À la croisée des regards : nature, culture et science

Rôle écologique majeur

La hêtraie-sapinière du Haut-Folin ne reflète pas seulement « le » climat du Morvan, elle en façonne aussi la perception et l’identité :

  • Création de réserves d’eau, limitation des crues (retenue des sols, stockage dans le réseau racinaire) ;
  • Abri pour des espèces relictuelles : gélinotte des bois, pic noir, cerf élaphe (observation confirmée par la LPO et l’ONF) ;
  • Patrimoine culturel, inscrit dans la mémoire collective des villages alentours (légendes de la « Forêt Sombre », récits de chasseurs et de charbonniers) ;
  • Sujet de recherche scientifique permanent, notamment autour des résistances variétales et des phénomènes de migration d’essences forestières.

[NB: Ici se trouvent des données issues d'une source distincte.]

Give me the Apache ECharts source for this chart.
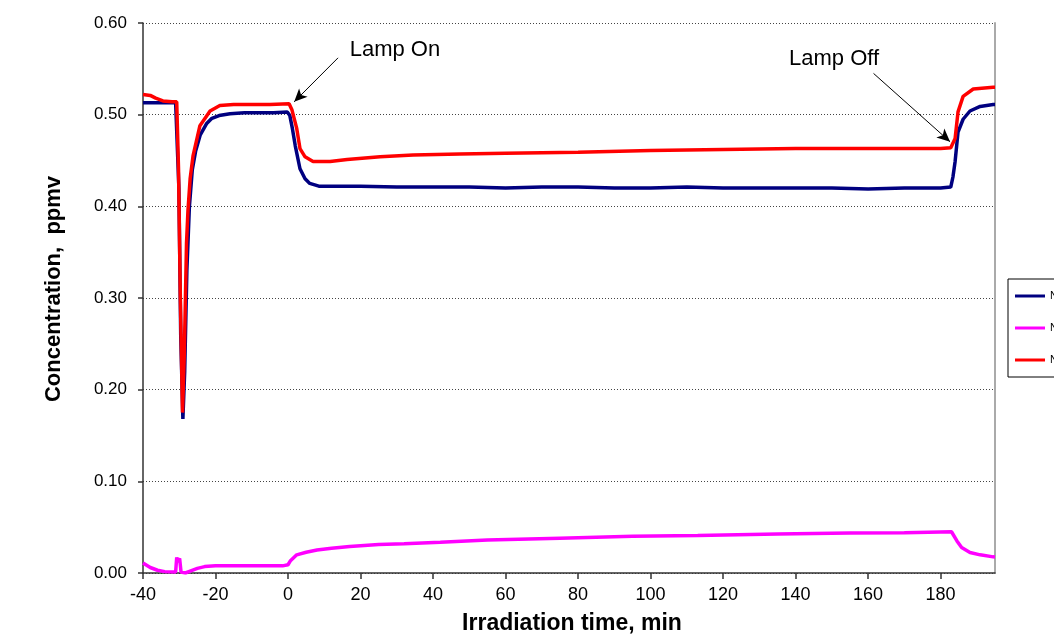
<!DOCTYPE html>
<html>
<head>
<meta charset="utf-8">
<script src="https://cdn.jsdelivr.net/npm/echarts@6/dist/echarts.min.js"></script>
<style>html,body{margin:0;padding:0;background:#fff;}#c{width:1054px;height:640px;}</style>
</head>
<body>
<div id="c"></div>
<script>
const seriesNames = ['NO', 'NO2', 'NOx'];
const xTicks = { min: -40, max: 195, interval: 20 };
const yTicks = { min: 0, max: 0.6, interval: 0.1 };

const NO = [[-40,0.513],[-35,0.513],[-31,0.513],[-30.6,0.513],[-30.1,0.42],[-29.6,0.26],[-29.0,0.168],[-28.5,0.22],[-27.9,0.33],[-27.2,0.40],[-26.4,0.44],[-25.5,0.46],[-24.2,0.478],[-22.5,0.49],[-21,0.496],[-19,0.499],[-16,0.501],[-12,0.502],[-8,0.502],[-4,0.502],[-0.2,0.503],[0.5,0.499],[1.2,0.485],[2,0.466],[3.3,0.441],[4.7,0.430],[6,0.425],[8.5,0.422],[12,0.422],[20,0.422],[30,0.421],[40,0.421],[50,0.421],[60,0.420],[70,0.421],[80,0.421],[90,0.420],[100,0.420],[110,0.421],[120,0.420],[130,0.420],[140,0.420],[150,0.420],[160,0.419],[170,0.420],[180,0.420],[182.8,0.421],[183.4,0.432],[184,0.449],[184.8,0.481],[186.2,0.495],[188.1,0.504],[190.9,0.509],[194.5,0.511],[195,0.511]];

const NO2 = [[-40,0.011],[-38,0.006],[-36,0.003],[-34,0.0015],[-31,0.001],[-30.7,0.017],[-30.4,0.012],[-30.2,0.010],[-29.9,0.016],[-29.5,0.001],[-29,0.001],[-28.3,0.000],[-27,0.002],[-25,0.005],[-23,0.007],[-20,0.008],[-15,0.008],[-10,0.008],[-5,0.008],[-1.5,0.0078],[0,0.009],[0.6,0.013],[2.4,0.0198],[5,0.0226],[8,0.025],[12,0.027],[17,0.029],[25,0.031],[32,0.032],[42,0.0335],[55,0.036],[75,0.038],[95,0.040],[113,0.041],[135,0.0425],[155,0.0437],[170,0.044],[180,0.0448],[183,0.045],[184.5,0.035],[185.8,0.0277],[188.1,0.0223],[190.9,0.0198],[194.5,0.0176],[195,0.0175]];

const NOx = [[-40,0.522],[-38,0.521],[-36.5,0.518],[-34.5,0.515],[-32,0.514],[-30.7,0.514],[-30.2,0.44],[-29.7,0.30],[-29.1,0.175],[-28.6,0.24],[-28.0,0.36],[-27.6,0.395],[-27,0.43],[-26.2,0.455],[-24.3,0.488],[-21.5,0.504],[-18.8,0.510],[-15,0.511],[-10,0.511],[-5,0.511],[0.3,0.512],[1.1,0.505],[2.4,0.485],[3.3,0.463],[4.7,0.454],[6.9,0.449],[11.6,0.449],[16.3,0.451],[25.4,0.454],[34.5,0.456],[47.4,0.457],[60,0.458],[80,0.459],[100,0.461],[120,0.462],[140,0.463],[160,0.463],[180,0.463],[182.8,0.464],[184,0.474],[184.8,0.503],[186.2,0.520],[189,0.528],[194.5,0.530],[195,0.530]];

const lampOnText = { label: 'Lamp On', at: [29.5, 0.571] };
const lampOffText = { label: 'Lamp Off', at: [150.6, 0.561] };
const lampOnArrow = [[13.8, 0.562], [1.7, 0.514]];
const lampOffArrow = [[161.5, 0.545], [182.6, 0.4705]];

const chart = echarts.init(document.getElementById('c'), null, { renderer: 'canvas' });
const FONT = 'Liberation Sans, Arial, sans-serif';

function mkSeries(name, data, color) {
  return {
    name: name, type: 'line', data: data, symbol: 'none', showSymbol: false,
    lineStyle: { color: color, width: 3.5 }, itemStyle: { color: color },
    animation: false, silent: true
  };
}

const sNO = mkSeries(seriesNames[0], NO, '#000080');
const sNO2 = mkSeries(seriesNames[1], NO2, '#FF00FF');
const sNOx = mkSeries(seriesNames[2], NOx, '#FF0000');
sNOx.markLine = {
  silent: true, animation: false,
  symbol: ['none', 'arrow'], symbolSize: [9, 13],
  lineStyle: { color: '#000', width: 1, type: 'solid' },
  label: { show: false },
  data: [
    [{ coord: lampOnArrow[0] }, { coord: lampOnArrow[1] }],
    [{ coord: lampOffArrow[0] }, { coord: lampOffArrow[1] }]
  ]
};
sNOx.markPoint = {
  silent: true, animation: false,
  symbol: 'rect', symbolSize: 1,
  itemStyle: { color: 'rgba(0,0,0,0)' },
  label: { show: true, position: 'inside', color: '#000', fontSize: 22, fontFamily: FONT,
    formatter: p => p.name },
  data: [
    { name: lampOnText.label, coord: lampOnText.at },
    { name: lampOffText.label, coord: lampOffText.at }
  ]
};

chart.setOption({
  backgroundColor: '#fff',
  animation: false,
  textStyle: { fontFamily: FONT },
  grid: { left: 143, right: 59, top: 23, bottom: 61, containLabel: false },
  legend: {
    orient: 'vertical', left: 1008, top: 279,
    data: seriesNames,
    icon: 'rect',
    itemWidth: 30, itemHeight: 3, itemGap: 18,
    padding: [10, 20, 10, 7],
    borderColor: '#000', borderWidth: 1,
    textStyle: { fontSize: 11, lineHeight: 14, color: '#000', fontFamily: FONT },
    selectedMode: false
  },
  xAxis: {
    type: 'value', min: xTicks.min, max: xTicks.max, interval: xTicks.interval,
    name: 'Irradiation time, min', nameLocation: 'middle', nameGap: 39,
    nameTextStyle: { fontSize: 23, fontWeight: 'bold', color: '#000', fontFamily: FONT, padding: [0, 0, 0, 6] },
    axisLine: { show: true, onZero: false, lineStyle: { color: '#333', width: 1.5 } },
    axisTick: { show: true, length: 6, lineStyle: { color: '#333', width: 1.5 } },
    axisLabel: { fontSize: 18, color: '#000', margin: 13, showMaxLabel: false, fontFamily: FONT },
    splitLine: { show: false }
  },
  yAxis: [{
    type: 'value', min: yTicks.min, max: yTicks.max, interval: yTicks.interval,
    name: 'Concentration,  ppmv', nameLocation: 'middle', nameGap: 78,
    nameTextStyle: { fontSize: 22, fontWeight: 'bold', color: '#000', fontFamily: FONT, padding: [0, 0, 0, 18] },
    axisLine: { show: true, onZero: false, lineStyle: { color: '#333', width: 1.5 } },
    axisTick: { show: true, length: 5, lineStyle: { color: '#333', width: 1.5 } },
    axisLabel: { fontSize: 17, color: '#000', margin: 16, formatter: v => v.toFixed(2), fontFamily: FONT },
    splitLine: { show: true, lineStyle: { color: '#444', width: 1, type: [1, 2] } }
  }, {
    type: 'value', min: yTicks.min, max: yTicks.max, interval: yTicks.interval, position: 'right',
    axisLine: { show: true, onZero: false, lineStyle: { color: '#aaa', width: 2 } },
    axisTick: { show: false }, axisLabel: { show: false }, splitLine: { show: false }
  }],
  series: [sNO, sNO2, sNOx]
});
</script>
</body>
</html>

La carte et le territoire : un paysage mouvant

Sur les anciennes cartes du XVIII siècle — on pense à la « Carte de la Généralité de Moulins » (1760) — le massif du Haut-Folin apparaît comme une « forêt ténébreuse », frontière entre Bourgogne et Massif Central, où « l’hiver dure six mois ». La perception du climat, autant que le climat lui-même, s’inscrit dans la durée et la transmission : chaque génération redécouvre la hêtraie-sapinière, y lit différemment les indices du temps.

Ce que murmure encore le Haut-Folin

Du sommet du Haut-Folin, les bruits sont rares : vent, souffle des grands sapins, clochettes étouffées. Cette hêtraie-sapinière, relique d’un passé glaciaire autant que témoin d’un climat singulier, incarne la complexité météorologique et patrimoniale du Morvan. Elle représente à la fois un conservatoire vivant, riche en enseignements pour les forestiers, les scientifiques et les passionnés de nature, et un fragile marqueur du changement, sur le fil du présent. Observer le hêtre et le sapin du Haut-Folin, c’est donc lire une page vivante, inachevée, du climat morvandiau.